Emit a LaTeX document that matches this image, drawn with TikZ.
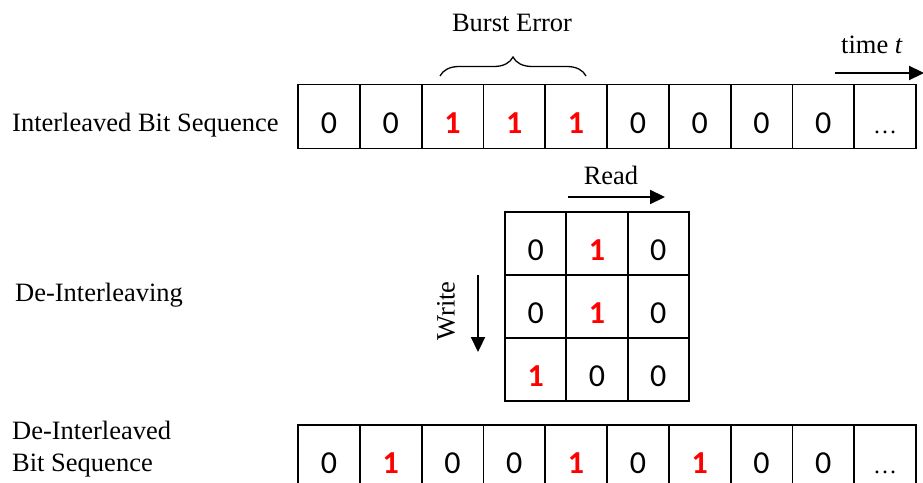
\documentclass[tikz,border=0pt]{standalone}
\usepackage{fontspec}
\setmainfont{Liberation Serif}
\newfontfamily\digitfont{Carlito}
\usetikzlibrary{arrows.meta,decorations.pathreplacing}
\definecolor{errred}{RGB}{255,0,0}
\newcommand{\celldots}{{\rmfamily\fontsize{24}{28}\selectfont\textellipsis}}
\tikzset{
  cell/.style={draw, line width=1.8pt, inner sep=0pt, minimum width=61.8pt, minimum height=64pt,
    text height=33pt, text depth=0pt, font=\digitfont\fontsize{32}{36}\selectfont},
  errcell/.style={cell, text=errred, font=\digitfont\bfseries\fontsize{32}{36}\selectfont},
  msize/.style={minimum width=61.3pt, minimum height=63pt},
  lbl/.style={font=\fontsize{26.5}{32}\selectfont, inner sep=0pt},
  flow/.style={line width=2.2pt, -{Triangle[length=15pt,width=14pt]}},
}
\begin{document}
\begin{tikzpicture}[x=1pt,y=-1pt]
\useasboundingbox (0,0) rectangle (923,482);
\clip (0,0) rectangle (923,482);

% interleaved sequence (top row)
\foreach \v/\s [count=\i] in {0/cell,0/cell,1/errcell,1/errcell,1/errcell,0/cell,0/cell,0/cell,0/cell,\celldots/cell}{
  \node[\s] (t\i) at ({298+61.8*(\i-0.5)},116.5) {\v};
}
\node[lbl, anchor=west] (ilab) at (12,125) {Interleaved Bit Sequence};

% burst error brace
\coordinate (bl) at (440,76);
\coordinate (br) at (586,76);
\draw[line width=1.3pt, decorate, decoration={brace, amplitude=19pt, aspect=0.5}] (bl) -- (br);
\node[lbl] (burst) at (512,23) {Burst Error};

% time arrow
\node[lbl] (time) at (872,45) {time \textit{t}};
\coordinate (ts) at (835,73);
\coordinate (te) at (924,73);
\draw[flow] (ts) -- (te);

% de-interleaving block (3x3)
\foreach \r [count=\j] in {{0/cell,1/errcell,0/cell},{0/cell,1/errcell,0/cell},{1/errcell,0/cell,0/cell}}{
  \foreach \v/\s [count=\i] in \r {
    \node[\s,msize] (m\j\i) at ({505+61.3*(\i-0.5)},{212+63*(\j-0.5)}) {\v};
  }
}
\node[lbl, anchor=west] (dlab) at (15,295) {De-Interleaving};

% read / write directions
\node[lbl] (read) at (611,175) {Read};
\coordinate (rs) at (568,197);
\coordinate (re) at (665,197);
\draw[flow] (rs) -- (re);
\node[lbl, rotate=90] (write) at (446,311) {Write};
\coordinate (ws) at (478,275);
\coordinate (we) at (478,352);
\draw[flow] (ws) -- (we);

% de-interleaved sequence (bottom row)
\foreach \v/\s [count=\i] in {0/cell,1/errcell,0/cell,0/cell,1/errcell,0/cell,1/errcell,0/cell,0/cell,\celldots/cell}{
  \node[\s] (b\i) at ({298+61.8*(\i-0.5)},457) {\v};
}
\node[lbl, anchor=west, align=left] (blab) at (12,449) {De-Interleaved\\Bit Sequence};
\end{tikzpicture}
\end{document}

- WORK INSTRUCTIONS -
Every line above should be returned exactly; the pictures stay out.

- THE RESPONSE -
Emit a LaTeX document that matches this image, drawn with TikZ.
\documentclass[tikz,border=0pt]{standalone}
\usepackage{fontspec}
\setmainfont{Liberation Serif}
\newfontfamily\digitfont{Carlito}
\usetikzlibrary{arrows.meta,decorations.pathreplacing}
\definecolor{errred}{RGB}{255,0,0}
\newcommand{\celldots}{{\rmfamily\fontsize{24}{28}\selectfont\textellipsis}}
\tikzset{
  cell/.style={draw, line width=1.8pt, inner sep=0pt, minimum width=61.8pt, minimum height=64pt,
    text height=33pt, text depth=0pt, font=\digitfont\fontsize{32}{36}\selectfont},
  errcell/.style={cell, text=errred, font=\digitfont\bfseries\fontsize{32}{36}\selectfont},
  msize/.style={minimum width=61.3pt, minimum height=63pt},
  lbl/.style={font=\fontsize{26.5}{32}\selectfont, inner sep=0pt},
  flow/.style={line width=2.2pt, -{Triangle[length=15pt,width=14pt]}},
}
\begin{document}
\begin{tikzpicture}[x=1pt,y=-1pt]
\useasboundingbox (0,0) rectangle (923,482);
\clip (0,0) rectangle (923,482);

% interleaved sequence (top row)
\foreach \v/\s [count=\i] in {0/cell,0/cell,1/errcell,1/errcell,1/errcell,0/cell,0/cell,0/cell,0/cell,\celldots/cell}{
  \node[\s] (t\i) at ({298+61.8*(\i-0.5)},116.5) {\v};
}
\node[lbl, anchor=west] (ilab) at (12,125) {Interleaved Bit Sequence};

% burst error brace
\coordinate (bl) at (440,76);
\coordinate (br) at (586,76);
\draw[line width=1.3pt, decorate, decoration={brace, amplitude=19pt, aspect=0.5}] (bl) -- (br);
\node[lbl] (burst) at (512,23) {Burst Error};

% time arrow
\node[lbl] (time) at (872,45) {time \textit{t}};
\coordinate (ts) at (835,73);
\coordinate (te) at (924,73);
\draw[flow] (ts) -- (te);

% de-interleaving block (3x3)
\foreach \r [count=\j] in {{0/cell,1/errcell,0/cell},{0/cell,1/errcell,0/cell},{1/errcell,0/cell,0/cell}}{
  \foreach \v/\s [count=\i] in \r {
    \node[\s,msize] (m\j\i) at ({505+61.3*(\i-0.5)},{212+63*(\j-0.5)}) {\v};
  }
}
\node[lbl, anchor=west] (dlab) at (15,295) {De-Interleaving};

% read / write directions
\node[lbl] (read) at (611,175) {Read};
\coordinate (rs) at (568,197);
\coordinate (re) at (665,197);
\draw[flow] (rs) -- (re);
\node[lbl, rotate=90] (write) at (446,311) {Write};
\coordinate (ws) at (478,275);
\coordinate (we) at (478,352);
\draw[flow] (ws) -- (we);

% de-interleaved sequence (bottom row)
\foreach \v/\s [count=\i] in {0/cell,1/errcell,0/cell,0/cell,1/errcell,0/cell,1/errcell,0/cell,0/cell,\celldots/cell}{
  \node[\s] (b\i) at ({298+61.8*(\i-0.5)},457) {\v};
}
\node[lbl, anchor=west, align=left] (blab) at (12,449) {De-Interleaved\\Bit Sequence};
\end{tikzpicture}
\end{document}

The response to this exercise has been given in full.